Chapter 4. Victim Characteristics 

Section 4 — Do male domestic violence victims differ from female victims?

Research on domestic violence victims brought to the attention of law enforcement and the courts find that male victims differ substantially from female victims. [153] First and foremost, male victims of any specific domestic violence incident are more likely than female victims to be future suspects for domestic violence. In one of the only studies to track abusers and victims over time, the Charlotte, N.C., law enforcement study found that 41 percent of males who were identified as victims and who were involved in new incidents of domestic violence within two years were subsequently identified by police as suspects. This compares with only 26.3 percent of females with such role reversals. On the other hand, males identified as suspects were much less likely to be identified later as victims than were female suspects (26 percent vs. 44.4 percent). [68]

Similarly, male victims of domestic violence homicides are much more likely than female victims to have been identified previously as abusers of their eventual killers. [131, 199, 218] Several treatises suggest that the abuse experienced by male victims of female intimates is contextually different than that experienced by women victims of male intimates. [177, 198] Just as male victims differ, so do females convicted of abusing male partners. [162]

Implications for Law Enforcement

Specific incidents of domestic violence may not reveal longer term domestic violence patterns, particularly if the suspect is a female and the victim is a male.
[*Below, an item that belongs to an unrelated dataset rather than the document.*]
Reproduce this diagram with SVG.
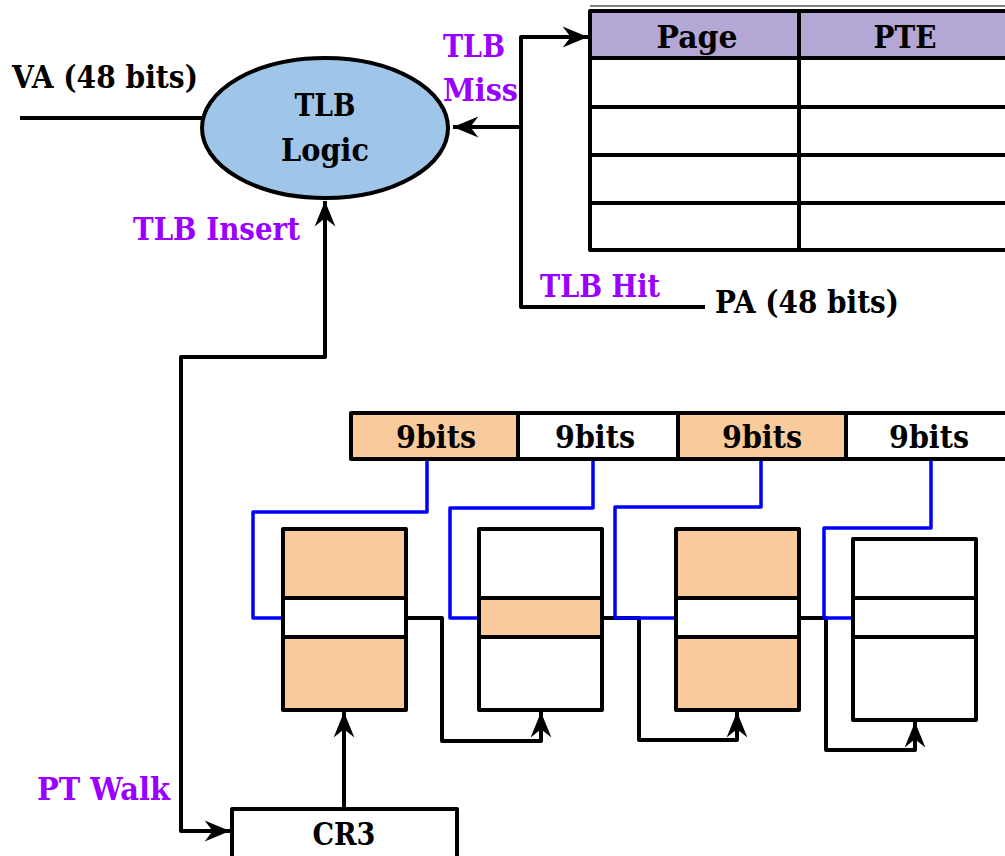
<svg xmlns="http://www.w3.org/2000/svg" width="1005" height="856" viewBox="0 0 1005 856">
<style>
text{font-family:"DejaVu Serif","Liberation Serif",serif;font-size:31px;font-weight:bold;fill:#000}
.p{fill:#9900ff}
.c{text-anchor:middle}
.k{fill:none;stroke:#000;stroke-width:4;stroke-linejoin:round}
.b{fill:none;stroke:#0000ff;stroke-width:3.5;stroke-linejoin:round}
.box{stroke:#000;stroke-width:4;stroke-linejoin:round}
.o{fill:#f9cb9c}
.w{fill:#fff}
</style>
<defs>
<marker id="a" markerUnits="userSpaceOnUse" markerWidth="30" markerHeight="30" viewBox="-24 -12 26 24" refX="0" refY="0" orient="auto">
<path d="M0,0 L-22,-9 L-15,0 L-22,9 Z" fill="#000"/>
</marker>
</defs>
<rect width="1005" height="856" fill="#fff"/>

<g id="connectors">
<line class="k" x1="20" y1="118" x2="202" y2="118"/>
<path class="k" d="M521,127 L453,127" marker-end="url(#a)"/>
<path class="k" d="M521,127 L521,37 L588,37" marker-end="url(#a)"/>
<path class="k" d="M521,127 L521,307 L705,307"/>
<path class="k" d="M232,831 L181,831 L181,357 L325,357 L325,201" marker-end="url(#a)"/>
<path class="k" d="M181,831 L230,831" marker-end="url(#a)"/>
<path class="k" d="M344,809 L344,712" marker-end="url(#a)"/>
<path class="k" d="M406,618 L442,618 L442,741 L541,741 L541,712" marker-end="url(#a)"/>
<path class="k" d="M602,618 L639,618 L639,740 L737,740 L737,712" marker-end="url(#a)"/>
<path class="k" d="M799,618 L826,618 L826,750 L915,750 L915,722" marker-end="url(#a)"/>
<path class="b" d="M427,459 L427,512 L253,512 L253,618 L283,618"/>
<path class="b" d="M593,459 L593,508 L450,508 L450,618 L479,618"/>
<path class="b" d="M761,459 L761,507 L615,507 L615,618 L676,618"/>
<path class="b" d="M931,459 L931,528 L824,528 L824,618 L853,618"/>
</g>

<g id="va-label"><text x="12" y="88" textLength="186" lengthAdjust="spacingAndGlyphs">VA (48 bits)</text></g>

<g id="tlb-logic">
<ellipse cx="325" cy="128" rx="123" ry="70" fill="#9fc5e8" stroke="#000" stroke-width="4"/>
<text class="c" x="325" y="116" textLength="61" lengthAdjust="spacingAndGlyphs">TLB</text>
<text class="c" x="325" y="161" textLength="88" lengthAdjust="spacingAndGlyphs">Logic</text>
</g>

<g id="tlb-miss-label"><text class="p" x="443" y="57" textLength="62" lengthAdjust="spacingAndGlyphs">TLB</text><text class="p" x="443" y="101" textLength="75" lengthAdjust="spacingAndGlyphs">Miss</text></g>
<g id="tlb-insert-label"><text class="p" x="133" y="240" textLength="167" lengthAdjust="spacingAndGlyphs">TLB Insert</text></g>
<g id="tlb-hit-label"><text class="p" x="540" y="297" textLength="120" lengthAdjust="spacingAndGlyphs">TLB Hit</text></g>
<g id="pa-label"><text x="715" y="313" textLength="184" lengthAdjust="spacingAndGlyphs">PA (48 bits)</text></g>
<g id="pt-walk-label"><text class="p" x="37" y="800" textLength="133" lengthAdjust="spacingAndGlyphs">PT Walk</text></g>

<g id="tlb-table">
<rect x="590" y="11" width="420" height="47" fill="#b4a7d6"/>
<line x1="590" y1="6" x2="1005" y2="6" stroke="#555" stroke-width="1.5"/>
<path class="k" d="M1010,11 L590,11 L590,250 L1010,250 M590,58 L1010,58 M590,107 L1010,107 M590,155 L1010,155 M590,203 L1010,203 M799,11 L799,250"/>
<text class="c" x="697" y="48" textLength="81" lengthAdjust="spacingAndGlyphs">Page</text>
<text class="c" x="905" y="48" textLength="63" lengthAdjust="spacingAndGlyphs">PTE</text>
</g>

<g id="va-bits">
<rect class="box o" x="351" y="413" width="167" height="46"/>
<rect class="box w" x="518" y="413" width="160" height="46"/>
<rect class="box o" x="678" y="413" width="168" height="46"/>
<rect class="box w" x="846" y="413" width="165" height="46"/>
<text class="c" x="436" y="448" textLength="80" lengthAdjust="spacingAndGlyphs">9bits</text>
<text class="c" x="595" y="448" textLength="80" lengthAdjust="spacingAndGlyphs">9bits</text>
<text class="c" x="762" y="448" textLength="80" lengthAdjust="spacingAndGlyphs">9bits</text>
<text class="c" x="929" y="448" textLength="80" lengthAdjust="spacingAndGlyphs">9bits</text>
</g>

<g id="pt-level1">
<rect class="box o" x="283" y="529" width="123" height="69"/>
<rect class="box w" x="283" y="598" width="123" height="39"/>
<rect class="box o" x="283" y="637" width="123" height="73"/>
</g>
<g id="pt-level2">
<rect class="box w" x="479" y="529" width="123" height="69"/>
<rect class="box o" x="479" y="598" width="123" height="39"/>
<rect class="box w" x="479" y="637" width="123" height="73"/>
</g>
<g id="pt-level3">
<rect class="box o" x="676" y="529" width="123" height="69"/>
<rect class="box w" x="676" y="598" width="123" height="39"/>
<rect class="box o" x="676" y="637" width="123" height="73"/>
</g>
<g id="pt-level4">
<rect class="box w" x="853" y="539" width="123" height="59"/>
<rect class="box w" x="853" y="598" width="123" height="39"/>
<rect class="box w" x="853" y="637" width="123" height="83"/>
</g>

<g id="cr3">
<rect class="box w" x="232" y="809" width="225" height="52"/>
<text class="c" x="344" y="845" textLength="63" lengthAdjust="spacingAndGlyphs">CR3</text>
</g>
</svg>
Police should acknowledge this and encourage suspects who are more typically victims to report future victimization, notwithstanding their current suspect status. (Research basis: The North Carolina process evaluation of the Charlotte-Mecklenburg police specialized domestic violence unit is unique in looking at subsequent status of victims and suspects in repeat incidents. The study looked at all police complaints involving domestic violence in 2003 that were followed for the next two years, totaling 6,892 domestic violence complaints. The findings are analogous to numerous findings regarding the prior status of male homicide victims as abusers.)

Implications for Prosecutors and Judges

Specific incidents of domestic violence may not reveal longer term domestic violence patterns, particularly if the suspect is a female and the victim is a male. Prosecutors and judges should be sensitive to this fact in charging and recommending sentences for such defendants and in issuing protective orders or fashioning sentences. Typical batterer intervention programs, for example, may not be relevant for abusers engaged in isolated, reactive or defensive behavior. (Research basis: The North Carolina process evaluation of the Charlotte-Mecklenburg police specialized domestic violence unit is unique in looking at subsequent status of victims and suspects in repeat incidents. The study looked at all police complaints involving domestic violence in 2003 followed for the next two years, totaling 6,892 domestic violence complaints in all. The findings are analogous to numerous findings regarding the prior status of male homicide victims as abusers. The analysis of batterer programs for court-referred female defendants is based on limited qualitative research that focused on content relevance based on defendant abuse histories.)